その一方で、カリフォルニア州立大学ドミンゲス・ヒルズ校のラリー・ローゼン教授ら、多くの研究者が、若者のスマートフォンやWebの使用頻度が高いことが、脳の指令機能である前頭皮質にマイナスの影響を及ぼし、脳の伝達機能が低下するといったことに警鐘を鳴らしています。スマートフォンやWebに触れずにリセットする時間を意図的に取ったり、瞑想、自然散策、運動、笑う、友人との会話、温かいお風呂に入るなどで、脳の負荷を減らすことが重要であるという提唱が行われています。

その他にも、ソーシャル・ブレイン(社会的な脳)やソーシャル・ニューロサイエンスの考え方への関心も高まっています。脳が社会的な相互作用の文脈の中で最も活性化するという事実に基づき、周囲との関係性を構築しながら、いかに意味ある学習を生み出していくかといった研究が行われています。
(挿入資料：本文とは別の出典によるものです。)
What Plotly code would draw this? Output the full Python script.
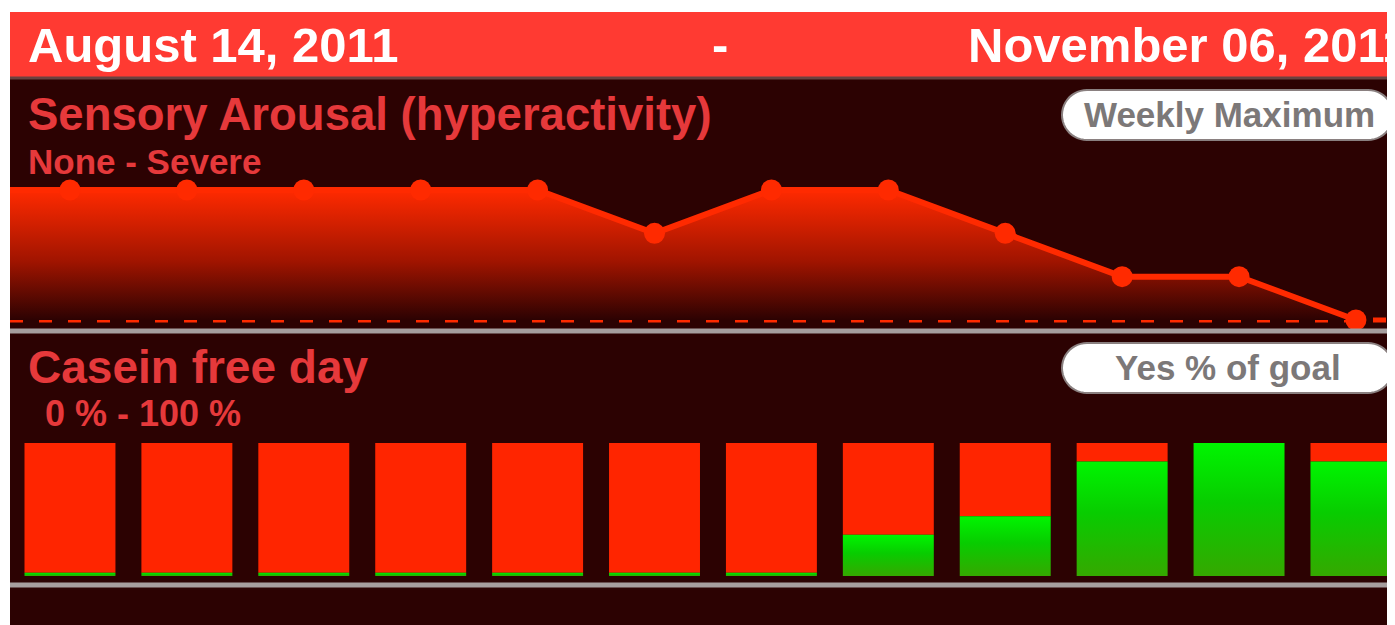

ATDのカンファレンスに参加する中でも、決められたゴールに向けて、権威から与えられる知識を適切に学習させ、均質化した人材を育てるような機械論的・客観主義的な世界観から、一人ひとりの強みや主体性を大切にし、日々の経験や他者との関わりの中から自律的・協働的に学び、創造性を育んでいくような生命論的・社会構成主義的な世界観への変化が感じられますが、その背景にもニューロサイエンスの影響があると思われます。
このように、時代環境やテクノロジー、また世界観の変化も伴って、学習のあり方についても様々な実験的試みが行われています。